MATERIAL FOR THE TASK start
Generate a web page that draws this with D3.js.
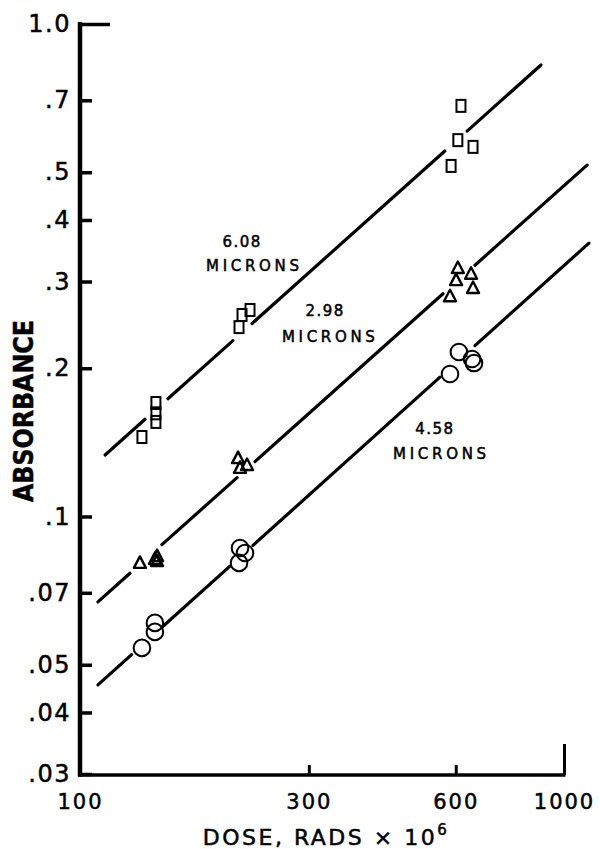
<!DOCTYPE html>
<html>
<head>
<meta charset="utf-8">
<script src="https://cdnjs.cloudflare.com/ajax/libs/d3/7.8.5/d3.min.js"></script>
<style>
  body { margin: 0; background: #fff; }
  svg { display: block; }
  text { font-family: 'DejaVu Sans', sans-serif; fill: #000; stroke: #000; stroke-width: 0.5px; }
</style>
</head>
<body>
<div id="chart"></div>
<script>
const yTicks = [1.0, 0.7, 0.5, 0.4, 0.3, 0.2, 0.1, 0.07, 0.05, 0.04, 0.03];
const yTickLabels = ['1.0', '.7', '.5', '.4', '.3', '.2', '.1', '.07', '.05', '.04', '.03'];
const xTicks = [100, 300, 600, 1000];
const xTickLabels = ['100', '300', '600', '1000'];

// 6.08 microns - squares
const dose608 = [136.5, 145.8, 145.8, 145.8, 215.8, 218.9, 227.3, 615, 606, 651, 587];
const abs608 = [0.145, 0.1556, 0.162, 0.170, 0.2424, 0.2565, 0.2626, 0.682, 0.581, 0.563, 0.515];
// 2.98 microns - triangles
const dose298 = [135.2, 145.1, 146.6, 146.6, 214.8, 224.1, 216.8, 606, 601, 645, 651, 584];
const abs298 = [0.0805, 0.082, 0.0812, 0.0831, 0.1314, 0.1272, 0.1255, 0.3196, 0.302, 0.311, 0.291, 0.280];
// 4.58 microns - circles
const dose458 = [136.5, 145.1, 145.1, 216.8, 222, 215.8, 609, 648, 654, 584];
const abs458 = [0.0541, 0.0608, 0.0583, 0.0863, 0.0843, 0.0805, 0.2158, 0.2088, 0.2049, 0.1947];

// fitted lines (608, 298, 458): ends and the gaps left around the points
const fitStart = [[114.7, 0.1333], [110.9, 0.0671], [110.9, 0.0455]];
const fitEnd = [[897, 0.8256], [1115, 0.517], [1125, 0.359]];
const fitGaps = [
  [[138.5, 154.3], [209.7, 229.5], [570, 633]],
  [[129, 150], [213.8, 232.7], [565, 657]],
  [[130, 150.8], [206.8, 230.5], [557, 657]]
];

const seriesNames = ['6.08', '2.98', '4.58'];
const nameDose = [219, 324, 544];
const nameAbs = [0.352, 0.255, 0.147];
const unitDose = [230, 329, 556];
const unitAbs = [0.315, 0.226, 0.1308];

const width = 600;
const height = 849;
const axisX = 80;
const axisY = 775;

const svg = d3.select('#chart')
  .append('svg')
  .attr('width', width)
  .attr('height', height);

const x = d3.scaleLog().domain([100, 1000]).range([76, 564]);
const y = d3.scaleLog().domain([0.03, 1.0]).range([774, 24]);

// y axis
const gy = svg.append('g')
  .attr('transform', `translate(${axisX},0)`)
  .call(d3.axisLeft(y)
    .tickValues(yTicks)
    .tickFormat((d) => yTickLabels[yTicks.indexOf(d)])
    .tickSize(-12)
    .tickSizeOuter(0)
    .tickPadding(9));
gy.select('.domain').remove();
gy.selectAll('.tick line').attr('stroke', '#000').attr('stroke-width', 3.5);
gy.selectAll('.tick line').filter((d) => d === 1).attr('x2', 30);
gy.selectAll('.tick text')
  .attr('font-size', 24)
  .attr('letter-spacing', 1.5)
  .attr('font-family', 'DejaVu Sans');

// x axis
const gx = svg.append('g')
  .attr('transform', `translate(0,${axisY})`)
  .call(d3.axisBottom(x)
    .tickValues(xTicks)
    .tickFormat((d) => xTickLabels[xTicks.indexOf(d)])
    .tickSize(-10)
    .tickSizeOuter(0)
    .tickPadding(19));
gx.select('.domain').remove();
gx.selectAll('.tick line').attr('stroke', '#000').attr('stroke-width', 3);
gx.selectAll('.tick line').filter((d) => d === 100).remove();
gx.selectAll('.tick line').filter((d) => d === 1000).attr('y2', -31);
gx.selectAll('.tick text')
  .attr('font-size', 21)
  .attr('letter-spacing', 2)
  .attr('font-family', 'DejaVu Sans')
  .attr('dx', (d) => d === 100 ? 4 : 0);

svg.append('line')
  .attr('x1', axisX).attr('x2', axisX)
  .attr('y1', y(1.0) - 2).attr('y2', axisY + 1.5)
  .attr('stroke', '#000').attr('stroke-width', 4.5);
svg.append('line')
  .attr('x1', axisX - 2).attr('x2', x(1000) + 1.5)
  .attr('y1', axisY).attr('y2', axisY)
  .attr('stroke', '#000').attr('stroke-width', 3.5);

// axis titles
svg.append('text')
  .attr('transform', `translate(33,411) rotate(-90)`)
  .attr('text-anchor', 'middle')
  .attr('font-size', 26)
  .attr('font-weight', 'bold')
  .attr('textLength', 182)
  .attr('lengthAdjust', 'spacingAndGlyphs')
  .text('ABSORBANCE');

const xt = svg.append('text')
  .attr('x', 326)
  .attr('y', 845)
  .attr('text-anchor', 'middle')
  .attr('font-size', 22)
  .attr('letter-spacing', 2.5);
xt.append('tspan').text('DOSE, RADS × 10');
xt.append('tspan').attr('font-size', 15).attr('dy', -10).text('6');

// fit lines, broken around the points
function fitAt(i, d) {
  const [d0, a0] = fitStart[i];
  const [d1, a1] = fitEnd[i];
  const b = Math.log(a1 / a0) / Math.log(d1 / d0);
  return a0 * Math.pow(d / d0, b);
}

const line = d3.line().x((d) => x(d[0])).y((d) => y(d[1]));

seriesNames.forEach((name, i) => {
  const cuts = [fitStart[i][0]];
  fitGaps[i].forEach((g) => { cuts.push(g[0], g[1]); });
  cuts.push(fitEnd[i][0]);
  for (let s = 0; s < cuts.length; s += 2) {
    svg.append('path')
      .attr('d', line([[cuts[s], fitAt(i, cuts[s])], [cuts[s + 1], fitAt(i, cuts[s + 1])]]))
      .attr('fill', 'none')
      .attr('stroke', '#000')
      .attr('stroke-width', 3.2)
      .attr('stroke-linecap', 'round');
  }
});

// markers
svg.selectAll('rect.sq')
  .data(d3.zip(dose608, abs608))
  .enter()
  .append('rect')
  .attr('class', 'sq')
  .attr('x', (d) => x(d[0]) - 4.5)
  .attr('y', (d) => y(d[1]) - 6)
  .attr('width', 9)
  .attr('height', 12)
  .attr('fill', 'none')
  .attr('stroke', '#000')
  .attr('stroke-width', 2);

svg.selectAll('path.tri')
  .data(d3.zip(dose298, abs298))
  .enter()
  .append('path')
  .attr('class', 'tri')
  .attr('d', 'M0,-6.5L6,5L-6,5Z')
  .attr('transform', (d) => `translate(${x(d[0])},${y(d[1])})`)
  .attr('fill', 'none')
  .attr('stroke', '#000')
  .attr('stroke-width', 2.4)
  .attr('stroke-linejoin', 'round');

svg.selectAll('circle.dot')
  .data(d3.zip(dose458, abs458))
  .enter()
  .append('circle')
  .attr('class', 'dot')
  .attr('cx', (d) => x(d[0]))
  .attr('cy', (d) => y(d[1]))
  .attr('r', 8.3)
  .attr('fill', 'none')
  .attr('stroke', '#000')
  .attr('stroke-width', 2);

// series labels
svg.selectAll('text.name')
  .data(seriesNames)
  .enter()
  .append('text')
  .attr('class', 'name')
  .attr('x', (d, i) => x(nameDose[i]))
  .attr('y', (d, i) => y(nameAbs[i]))
  .attr('text-anchor', 'middle')
  .attr('font-size', 15)
  .attr('letter-spacing', 1.5)
  .text((d) => d);

svg.selectAll('text.unit')
  .data(seriesNames)
  .enter()
  .append('text')
  .attr('class', 'unit')
  .attr('x', (d, i) => x(unitDose[i]))
  .attr('y', (d, i) => y(unitAbs[i]))
  .attr('text-anchor', 'middle')
  .attr('font-size', 15)
  .attr('textLength', 93)
  .attr('lengthAdjust', 'spacing')
  .text('MICRONS');
</script>
</body>
</html>
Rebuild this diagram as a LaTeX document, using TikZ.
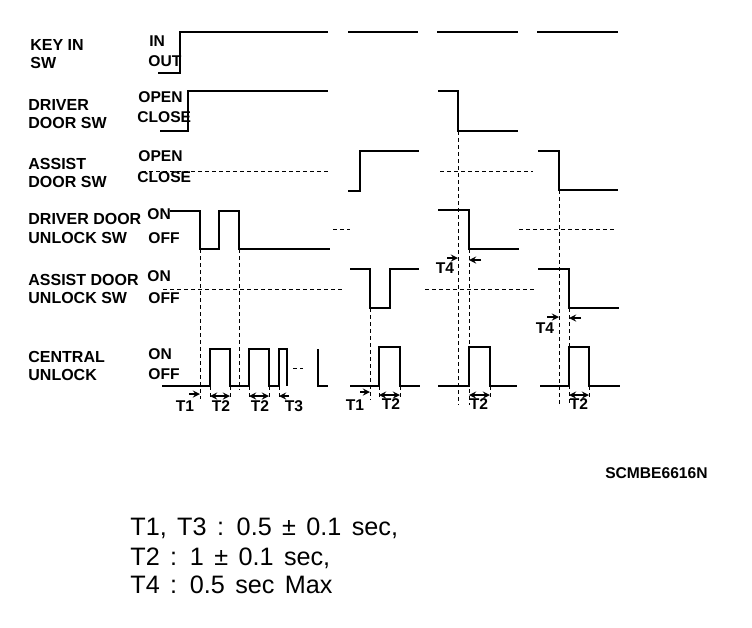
MATERIAL FOR THE TASK end
DIRECTIONS FOR THIS TASK - Leave out the pictures, then repeat the listing above exactly from its first line to the line with "0.2088, 0.2049, 0.1947];", inclusive.

PROBLEM SOLUTION -
Generate a web page that draws this with D3.js.
<!DOCTYPE html>
<html>
<head>
<meta charset="utf-8">
<script src="https://cdnjs.cloudflare.com/ajax/libs/d3/7.8.5/d3.min.js"></script>
<style>
  body { margin: 0; background: #fff; }
  svg { display: block; }
  text { font-family: 'DejaVu Sans', sans-serif; fill: #000; stroke: #000; stroke-width: 0.5px; }
</style>
</head>
<body>
<div id="chart"></div>
<script>
const yTicks = [1.0, 0.7, 0.5, 0.4, 0.3, 0.2, 0.1, 0.07, 0.05, 0.04, 0.03];
const yTickLabels = ['1.0', '.7', '.5', '.4', '.3', '.2', '.1', '.07', '.05', '.04', '.03'];
const xTicks = [100, 300, 600, 1000];
const xTickLabels = ['100', '300', '600', '1000'];

// 6.08 microns - squares
const dose608 = [136.5, 145.8, 145.8, 145.8, 215.8, 218.9, 227.3, 615, 606, 651, 587];
const abs608 = [0.145, 0.1556, 0.162, 0.170, 0.2424, 0.2565, 0.2626, 0.682, 0.581, 0.563, 0.515];
// 2.98 microns - triangles
const dose298 = [135.2, 145.1, 146.6, 146.6, 214.8, 224.1, 216.8, 606, 601, 645, 651, 584];
const abs298 = [0.0805, 0.082, 0.0812, 0.0831, 0.1314, 0.1272, 0.1255, 0.3196, 0.302, 0.311, 0.291, 0.280];
// 4.58 microns - circles
const dose458 = [136.5, 145.1, 145.1, 216.8, 222, 215.8, 609, 648, 654, 584];
const abs458 = [0.0541, 0.0608, 0.0583, 0.0863, 0.0843, 0.0805, 0.2158, 0.2088, 0.2049, 0.1947];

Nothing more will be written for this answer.